A man fiddling with his wedding ring in the presence of another woman usually has something on his mind. At his introduction of Sarah Palin to the world on August 29, John McCain appeared a man possessed, playing with his ring, fastening his gaze on her breasts, her backside, his right fingers sliding up from that dratted gold band to the finger tip, pinching it as if to control the volcano stirring within him. “Boxed up,” the young McCain once said in a near-frenzy, describing to a confidante the state of his emotions under the Naval Academy’s discipline; the expression suited his performance that Friday in Dayton, when he finally regained composure by assuming the rigid posture of attention that the academy had taught so well.
Here was McCain, the angry old warrior, deploying sex as a central political weapon to recharge his potency, his party’s fortunes and the cultural oomph of the right. Not gender. The Republicans didn’t need just any woman to compete with Obama for the Wow factor, the Mmm factor, the stable, loving family factor. It is a calculated bonus that adherents can now speak loftily of making history, but for different reasons, drawing deep from the well of their identities, and not for the first time, both McCain and the right needed a sexual icon.
McCain’s first wife, Carol, airbrushed from his “compelling story” even when her three children trooped onstage to complete the convention’s family tableau, was a swimsuit model. Tall and slender when she saw John off to Vietnam, she was five inches shorter when he returned, broken grievously from a car accident, using a catheter and a wheelchair. “I don’t look so good myself,” he told her; privately he told friends the sight of her “appalled” him. He began looking for a more alluring replacement almost immediately. Carol says she has “no bitterness,” according to a story by Sharon Churcher in the London Daily Mail. John just “wanted to be 25 again.”

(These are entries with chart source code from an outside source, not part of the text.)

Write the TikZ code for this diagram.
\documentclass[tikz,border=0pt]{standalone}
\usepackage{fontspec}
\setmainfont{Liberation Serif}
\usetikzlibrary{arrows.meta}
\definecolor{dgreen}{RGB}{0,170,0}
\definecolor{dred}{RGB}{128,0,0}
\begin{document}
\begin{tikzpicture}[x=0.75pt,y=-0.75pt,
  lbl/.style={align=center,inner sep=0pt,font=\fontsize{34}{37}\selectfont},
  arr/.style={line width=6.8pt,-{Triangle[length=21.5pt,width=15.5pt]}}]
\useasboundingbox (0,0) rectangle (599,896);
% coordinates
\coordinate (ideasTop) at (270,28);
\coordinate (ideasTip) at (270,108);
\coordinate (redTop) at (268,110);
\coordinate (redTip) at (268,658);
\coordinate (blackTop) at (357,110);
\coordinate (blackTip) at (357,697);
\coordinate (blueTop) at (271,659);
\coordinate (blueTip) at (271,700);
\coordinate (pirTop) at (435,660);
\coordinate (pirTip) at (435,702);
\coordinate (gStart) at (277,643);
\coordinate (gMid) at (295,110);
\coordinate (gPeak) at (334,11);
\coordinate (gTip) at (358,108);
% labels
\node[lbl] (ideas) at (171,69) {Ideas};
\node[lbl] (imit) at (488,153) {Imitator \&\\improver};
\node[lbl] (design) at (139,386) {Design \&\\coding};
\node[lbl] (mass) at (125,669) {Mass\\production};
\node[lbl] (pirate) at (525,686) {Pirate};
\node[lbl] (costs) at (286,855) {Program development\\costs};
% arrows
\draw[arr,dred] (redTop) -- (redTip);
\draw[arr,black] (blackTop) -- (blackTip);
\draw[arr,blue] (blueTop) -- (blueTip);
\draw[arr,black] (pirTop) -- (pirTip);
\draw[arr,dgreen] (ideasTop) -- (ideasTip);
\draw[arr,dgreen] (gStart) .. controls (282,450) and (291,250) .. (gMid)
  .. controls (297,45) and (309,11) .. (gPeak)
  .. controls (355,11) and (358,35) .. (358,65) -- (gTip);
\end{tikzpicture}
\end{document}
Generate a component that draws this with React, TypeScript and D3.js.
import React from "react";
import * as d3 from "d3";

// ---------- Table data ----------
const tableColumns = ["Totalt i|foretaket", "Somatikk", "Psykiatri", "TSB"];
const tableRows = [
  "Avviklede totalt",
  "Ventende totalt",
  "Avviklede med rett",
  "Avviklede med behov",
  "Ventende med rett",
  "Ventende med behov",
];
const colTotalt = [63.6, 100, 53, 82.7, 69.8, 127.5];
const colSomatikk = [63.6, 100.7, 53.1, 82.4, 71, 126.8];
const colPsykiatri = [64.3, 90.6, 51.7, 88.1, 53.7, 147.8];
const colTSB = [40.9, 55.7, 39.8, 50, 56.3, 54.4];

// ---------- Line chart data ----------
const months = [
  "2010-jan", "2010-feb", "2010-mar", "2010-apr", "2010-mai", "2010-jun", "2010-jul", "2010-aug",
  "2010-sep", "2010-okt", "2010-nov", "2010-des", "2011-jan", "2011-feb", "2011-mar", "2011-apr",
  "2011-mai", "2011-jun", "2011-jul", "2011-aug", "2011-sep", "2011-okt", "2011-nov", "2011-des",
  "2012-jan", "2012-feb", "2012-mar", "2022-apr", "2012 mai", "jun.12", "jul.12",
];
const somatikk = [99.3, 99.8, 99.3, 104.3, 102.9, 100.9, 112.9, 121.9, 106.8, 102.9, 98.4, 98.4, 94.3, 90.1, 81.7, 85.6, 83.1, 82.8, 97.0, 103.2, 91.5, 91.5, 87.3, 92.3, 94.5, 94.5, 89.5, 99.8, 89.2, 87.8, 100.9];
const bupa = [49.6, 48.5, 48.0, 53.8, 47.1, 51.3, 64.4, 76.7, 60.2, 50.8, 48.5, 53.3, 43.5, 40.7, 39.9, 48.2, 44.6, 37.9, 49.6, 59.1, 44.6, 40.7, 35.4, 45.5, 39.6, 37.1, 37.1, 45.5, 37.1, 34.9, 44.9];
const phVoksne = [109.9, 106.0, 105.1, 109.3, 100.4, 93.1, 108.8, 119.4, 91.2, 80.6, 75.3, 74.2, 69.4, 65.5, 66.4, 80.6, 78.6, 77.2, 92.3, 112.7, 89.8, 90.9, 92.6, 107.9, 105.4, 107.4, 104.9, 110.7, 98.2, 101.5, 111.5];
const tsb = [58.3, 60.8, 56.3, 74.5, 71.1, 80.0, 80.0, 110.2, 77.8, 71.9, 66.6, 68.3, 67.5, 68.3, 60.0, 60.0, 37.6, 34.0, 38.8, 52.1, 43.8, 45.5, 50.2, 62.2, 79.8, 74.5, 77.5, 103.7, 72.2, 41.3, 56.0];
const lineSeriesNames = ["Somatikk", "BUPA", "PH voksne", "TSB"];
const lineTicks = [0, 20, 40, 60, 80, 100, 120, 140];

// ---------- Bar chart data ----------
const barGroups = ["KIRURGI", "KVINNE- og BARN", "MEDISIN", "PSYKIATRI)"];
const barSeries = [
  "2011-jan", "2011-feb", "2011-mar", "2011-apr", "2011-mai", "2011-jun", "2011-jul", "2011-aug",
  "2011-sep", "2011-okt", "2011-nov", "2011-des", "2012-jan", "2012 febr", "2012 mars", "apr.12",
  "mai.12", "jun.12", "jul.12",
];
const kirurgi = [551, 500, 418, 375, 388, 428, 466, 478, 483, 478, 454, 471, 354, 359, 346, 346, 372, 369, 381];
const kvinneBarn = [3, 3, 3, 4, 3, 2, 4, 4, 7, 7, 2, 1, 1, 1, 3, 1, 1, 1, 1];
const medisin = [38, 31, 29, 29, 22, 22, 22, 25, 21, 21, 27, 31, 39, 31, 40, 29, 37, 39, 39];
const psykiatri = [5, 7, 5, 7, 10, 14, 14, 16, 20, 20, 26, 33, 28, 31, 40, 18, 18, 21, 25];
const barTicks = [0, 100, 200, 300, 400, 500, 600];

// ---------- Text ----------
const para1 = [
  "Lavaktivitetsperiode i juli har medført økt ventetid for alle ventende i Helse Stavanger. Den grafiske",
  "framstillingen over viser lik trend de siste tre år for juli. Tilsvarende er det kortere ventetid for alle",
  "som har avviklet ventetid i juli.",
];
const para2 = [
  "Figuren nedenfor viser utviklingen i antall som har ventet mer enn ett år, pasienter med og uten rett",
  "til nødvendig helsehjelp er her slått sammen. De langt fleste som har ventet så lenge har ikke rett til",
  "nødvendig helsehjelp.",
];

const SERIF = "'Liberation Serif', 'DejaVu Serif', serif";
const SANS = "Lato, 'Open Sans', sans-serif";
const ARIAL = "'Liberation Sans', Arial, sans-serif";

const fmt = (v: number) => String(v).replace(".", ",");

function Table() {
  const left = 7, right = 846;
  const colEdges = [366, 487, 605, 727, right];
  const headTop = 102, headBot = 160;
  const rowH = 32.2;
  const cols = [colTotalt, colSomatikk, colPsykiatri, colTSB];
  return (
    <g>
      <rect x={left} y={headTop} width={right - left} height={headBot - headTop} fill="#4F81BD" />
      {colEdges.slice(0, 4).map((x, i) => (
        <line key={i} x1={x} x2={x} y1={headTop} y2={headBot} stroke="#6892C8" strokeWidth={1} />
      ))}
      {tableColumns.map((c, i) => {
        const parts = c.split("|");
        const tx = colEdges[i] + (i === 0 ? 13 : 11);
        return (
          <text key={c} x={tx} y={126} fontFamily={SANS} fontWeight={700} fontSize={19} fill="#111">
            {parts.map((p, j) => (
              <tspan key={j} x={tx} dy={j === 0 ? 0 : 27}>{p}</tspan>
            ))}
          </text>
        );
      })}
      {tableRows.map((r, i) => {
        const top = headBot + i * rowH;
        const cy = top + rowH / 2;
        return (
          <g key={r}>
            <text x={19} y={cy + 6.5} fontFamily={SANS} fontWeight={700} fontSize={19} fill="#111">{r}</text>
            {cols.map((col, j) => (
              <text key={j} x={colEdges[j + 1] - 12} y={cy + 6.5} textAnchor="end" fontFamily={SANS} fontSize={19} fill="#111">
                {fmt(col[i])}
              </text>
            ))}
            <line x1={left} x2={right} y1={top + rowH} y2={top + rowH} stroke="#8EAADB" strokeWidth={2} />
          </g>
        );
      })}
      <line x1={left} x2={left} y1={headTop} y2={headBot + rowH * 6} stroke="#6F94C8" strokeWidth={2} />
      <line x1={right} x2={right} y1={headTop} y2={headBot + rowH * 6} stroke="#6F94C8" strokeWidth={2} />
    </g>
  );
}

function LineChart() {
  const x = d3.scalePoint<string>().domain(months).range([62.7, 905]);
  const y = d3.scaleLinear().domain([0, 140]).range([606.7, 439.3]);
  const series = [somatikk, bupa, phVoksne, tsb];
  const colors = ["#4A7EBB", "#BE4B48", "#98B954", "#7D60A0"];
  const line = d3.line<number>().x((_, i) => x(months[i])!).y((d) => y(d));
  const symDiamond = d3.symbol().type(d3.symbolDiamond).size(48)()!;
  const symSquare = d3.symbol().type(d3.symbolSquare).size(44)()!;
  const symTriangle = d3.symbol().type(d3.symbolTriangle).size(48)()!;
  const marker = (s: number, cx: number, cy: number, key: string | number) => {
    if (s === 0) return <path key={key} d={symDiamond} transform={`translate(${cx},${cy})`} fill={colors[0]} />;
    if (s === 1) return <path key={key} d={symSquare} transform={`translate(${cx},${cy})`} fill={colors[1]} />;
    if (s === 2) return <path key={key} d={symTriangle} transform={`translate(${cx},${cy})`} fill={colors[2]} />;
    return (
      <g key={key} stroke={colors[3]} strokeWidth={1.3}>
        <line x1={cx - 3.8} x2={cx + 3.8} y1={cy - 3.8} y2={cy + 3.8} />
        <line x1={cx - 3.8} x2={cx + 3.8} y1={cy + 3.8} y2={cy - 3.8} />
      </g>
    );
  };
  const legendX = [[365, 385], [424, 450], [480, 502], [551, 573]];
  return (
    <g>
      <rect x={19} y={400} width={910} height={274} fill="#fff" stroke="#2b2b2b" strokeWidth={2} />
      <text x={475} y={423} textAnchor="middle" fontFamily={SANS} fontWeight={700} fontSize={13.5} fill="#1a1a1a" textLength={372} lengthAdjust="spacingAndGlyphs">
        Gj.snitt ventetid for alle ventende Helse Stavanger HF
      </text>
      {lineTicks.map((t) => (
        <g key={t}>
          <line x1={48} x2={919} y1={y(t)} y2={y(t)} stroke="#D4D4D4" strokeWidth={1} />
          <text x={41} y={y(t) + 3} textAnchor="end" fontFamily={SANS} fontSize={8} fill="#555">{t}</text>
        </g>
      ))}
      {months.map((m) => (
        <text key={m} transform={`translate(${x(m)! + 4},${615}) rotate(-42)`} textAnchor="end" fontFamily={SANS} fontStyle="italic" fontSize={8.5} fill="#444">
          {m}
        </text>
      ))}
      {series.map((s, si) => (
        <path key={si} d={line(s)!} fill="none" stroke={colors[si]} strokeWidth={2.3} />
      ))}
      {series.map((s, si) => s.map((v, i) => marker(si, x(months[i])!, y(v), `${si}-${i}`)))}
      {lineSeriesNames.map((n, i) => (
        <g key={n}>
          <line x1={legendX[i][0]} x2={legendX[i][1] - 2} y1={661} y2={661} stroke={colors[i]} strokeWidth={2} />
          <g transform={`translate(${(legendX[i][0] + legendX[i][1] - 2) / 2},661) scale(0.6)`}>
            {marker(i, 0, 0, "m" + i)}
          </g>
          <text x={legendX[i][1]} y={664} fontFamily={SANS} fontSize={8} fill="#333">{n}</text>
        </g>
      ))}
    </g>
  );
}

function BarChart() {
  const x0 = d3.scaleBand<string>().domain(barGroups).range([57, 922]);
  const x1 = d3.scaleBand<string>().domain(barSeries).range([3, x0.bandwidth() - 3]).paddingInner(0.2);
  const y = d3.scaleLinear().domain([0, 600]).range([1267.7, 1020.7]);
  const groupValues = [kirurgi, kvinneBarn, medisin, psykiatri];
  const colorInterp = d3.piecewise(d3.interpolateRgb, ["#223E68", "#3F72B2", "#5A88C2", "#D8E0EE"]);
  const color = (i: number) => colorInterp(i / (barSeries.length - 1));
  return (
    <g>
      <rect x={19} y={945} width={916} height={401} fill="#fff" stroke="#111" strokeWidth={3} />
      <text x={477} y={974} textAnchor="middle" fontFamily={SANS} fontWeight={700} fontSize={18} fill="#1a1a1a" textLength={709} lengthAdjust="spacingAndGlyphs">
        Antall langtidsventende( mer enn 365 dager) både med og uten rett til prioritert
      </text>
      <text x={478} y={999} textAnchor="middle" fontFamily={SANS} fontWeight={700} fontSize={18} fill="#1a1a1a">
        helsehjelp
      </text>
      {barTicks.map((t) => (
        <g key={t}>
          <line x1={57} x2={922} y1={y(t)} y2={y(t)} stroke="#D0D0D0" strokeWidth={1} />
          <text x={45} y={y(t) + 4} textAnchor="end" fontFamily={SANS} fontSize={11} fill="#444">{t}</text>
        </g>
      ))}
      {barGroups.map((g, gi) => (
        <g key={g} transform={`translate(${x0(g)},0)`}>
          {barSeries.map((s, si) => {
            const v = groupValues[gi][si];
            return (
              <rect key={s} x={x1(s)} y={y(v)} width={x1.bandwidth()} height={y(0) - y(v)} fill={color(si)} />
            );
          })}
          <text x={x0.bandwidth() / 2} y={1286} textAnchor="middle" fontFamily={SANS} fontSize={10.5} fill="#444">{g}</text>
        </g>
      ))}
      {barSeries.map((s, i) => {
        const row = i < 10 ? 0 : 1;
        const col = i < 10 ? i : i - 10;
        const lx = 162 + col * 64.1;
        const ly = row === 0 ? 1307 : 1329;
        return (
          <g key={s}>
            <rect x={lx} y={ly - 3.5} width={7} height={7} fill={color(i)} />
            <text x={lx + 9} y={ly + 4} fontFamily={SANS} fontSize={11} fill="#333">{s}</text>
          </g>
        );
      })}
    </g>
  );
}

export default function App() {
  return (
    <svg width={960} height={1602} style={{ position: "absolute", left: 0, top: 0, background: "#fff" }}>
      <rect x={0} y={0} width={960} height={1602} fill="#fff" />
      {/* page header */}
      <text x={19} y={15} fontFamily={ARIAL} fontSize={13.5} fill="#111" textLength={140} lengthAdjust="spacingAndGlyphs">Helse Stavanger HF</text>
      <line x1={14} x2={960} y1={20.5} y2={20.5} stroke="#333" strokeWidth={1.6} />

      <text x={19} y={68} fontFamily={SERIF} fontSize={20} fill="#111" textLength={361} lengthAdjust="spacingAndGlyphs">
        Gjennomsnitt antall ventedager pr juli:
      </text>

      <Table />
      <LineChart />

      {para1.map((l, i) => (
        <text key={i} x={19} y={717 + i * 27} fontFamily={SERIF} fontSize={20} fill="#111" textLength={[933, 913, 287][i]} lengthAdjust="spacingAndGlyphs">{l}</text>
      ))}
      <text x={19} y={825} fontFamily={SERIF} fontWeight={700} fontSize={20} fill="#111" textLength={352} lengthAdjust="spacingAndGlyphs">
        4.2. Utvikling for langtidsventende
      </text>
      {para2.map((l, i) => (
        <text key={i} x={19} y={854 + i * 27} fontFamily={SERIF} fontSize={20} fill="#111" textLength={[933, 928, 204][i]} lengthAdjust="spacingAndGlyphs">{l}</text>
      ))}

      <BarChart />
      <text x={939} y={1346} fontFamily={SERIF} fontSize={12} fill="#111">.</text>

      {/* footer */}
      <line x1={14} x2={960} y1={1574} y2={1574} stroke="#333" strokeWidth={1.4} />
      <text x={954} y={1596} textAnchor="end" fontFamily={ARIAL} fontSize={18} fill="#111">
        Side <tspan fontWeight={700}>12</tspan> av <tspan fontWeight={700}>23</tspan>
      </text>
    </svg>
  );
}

At 42 McNasty, as he was called in high school, took up with 24-year-old Cindy, a former junior rodeo queen, and, having boosted his image and his net worth via a marriage vow, soon reverted to the pattern of insults and macho egotism that has typified most of his life. He denigrated her education at USC as a tour through “the University of Spoiled Children.” For all but one of several miscarriages, he left her on her own. When she was popping ten to fifteen pills a day to mask her pain and “do everything he wanted,” he never noticed. In 1992, in a rage over her gentle teasing about his thinning hair, he exploded, “At least I don’t plaster on the makeup like a trollop, you cunt,” a one-two punch hurled in front of three journalists and two aides but unreported until recently, by Cliff Schecter in The Real McCain. On the campaign trail in June he joked about “beating my wife” and took umbrage when others failed to grasp the simple good fun in the remark. In early August he said he’d encouraged Cindy to enter the Miss Buffalo Chip beauty pageant at the high-revving, flesh-swinging biker rally in Sturgis, South Dakota. It might have been a fine quip except that up on the stage with her daughter Meghan, staring out toward the throng where a sign urged Show Ur Tits 4 McCain, Cindy had the thin, fixed smile of endurance, not joy. Just before the Palin pick, Mrs. McCain was so brittle that a supporter’s energetic handshake put her in a cast. With the press and vast swaths of the country swooning over the Obama family, John needed a new queen.
Like King Ahasuerus in the Book of Esther, who asserted his mastery by decreeing male headship and then held a kind of beauty pageant to replace Vashti as queen, McCain found his new “partner and soulmate” in Miss Wasilla 1984. Even Cindy, who suddenly let her hair down in bed-head style, perhaps at last relieved of the burdens of wifely duties, calls it “a perfect match.” If only by association, John McCain may now fancy himself in the image of his deepest desire, top gun.